After a glorious semester in Italy spent basking in ancient architecture, engorging myself on countless afternoon gelatos, and, most importantly, living with just a suitcase of clothes and random belongings, I came home and did something a bit unexpected.
Instead of being excited with the reunion between myself and my closet full of clothes, I felt the exact opposite. I rebelled. I opened up my big swinging closet doors and instantly felt the weight of dozens of shirts, sweaters, pants and shoes upon my shoulders- shirts, sweaters, pants and shoes that were… not needed, not wanted, not used, and not conducive to the idea that I might head off on European adventures again in the future.

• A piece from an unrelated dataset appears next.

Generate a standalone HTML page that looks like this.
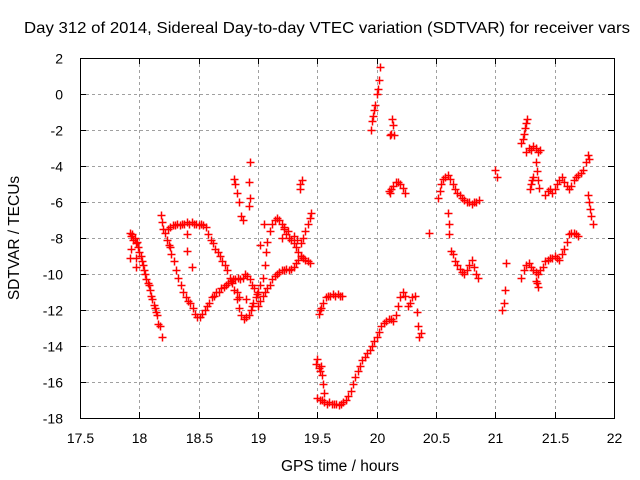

Because that was definitely my plan.
It was part of my reverse culture shock after study abroad. I refused to turn on my old cell phone for several days, avoiding both normal life and my friends from back home. I listened to all my Italian music CDs 24/7 trying to recreate the vibe of the previous months. I emailed with all my new study abroad friends, reminiscing the good times. And I cleared out my room, feverishly dumping anything and everything I felt like wasn’t useful or worthwhile. Bags, boxes and bins of things all got the cut.
Now it’s not like I was a fashion queen or girly girl of any sorts, but I also wasn’t someone who was concerned with my over-accumulation of clothes and things in general. But at this point in time, I purged like I had never purged before. And it felt freeing.
I’m sure part of this had to do with my want to feel control over my life and situation when all I really wanted was to be thousands of miles away from home still. Another part was definitely the fact that, and I remember saying it out loud:
“I lived for the past few months with nothing but this one suitcase of clothes. And I was fine. I don’t need all of this stuff.”
So that was what I told my family, while inside, it went a little more like this:
“I lived for the past few months with nothing but this one suitcase of clothes. And I was fine. I don’t need all of this stuff. And I definitely don’t need it because I plan to get my butt back to Europe as soon as possible!”
So two things were happening at this time in my life:
I planned to travel more, and I realized that I could live with far fewer things in my life (which would in turn open myself up to being able to travel more and not feel weighed down).
And that’s how this all began, really. My future travels around the world, my obsession with living life with only what I need, the seed that would eventually grow into Her Packing List– it all began when I returned home from my semester in Italy nearly 11 years ago. That’s how travel completely changed my relationship with clothes and belongings, for the better.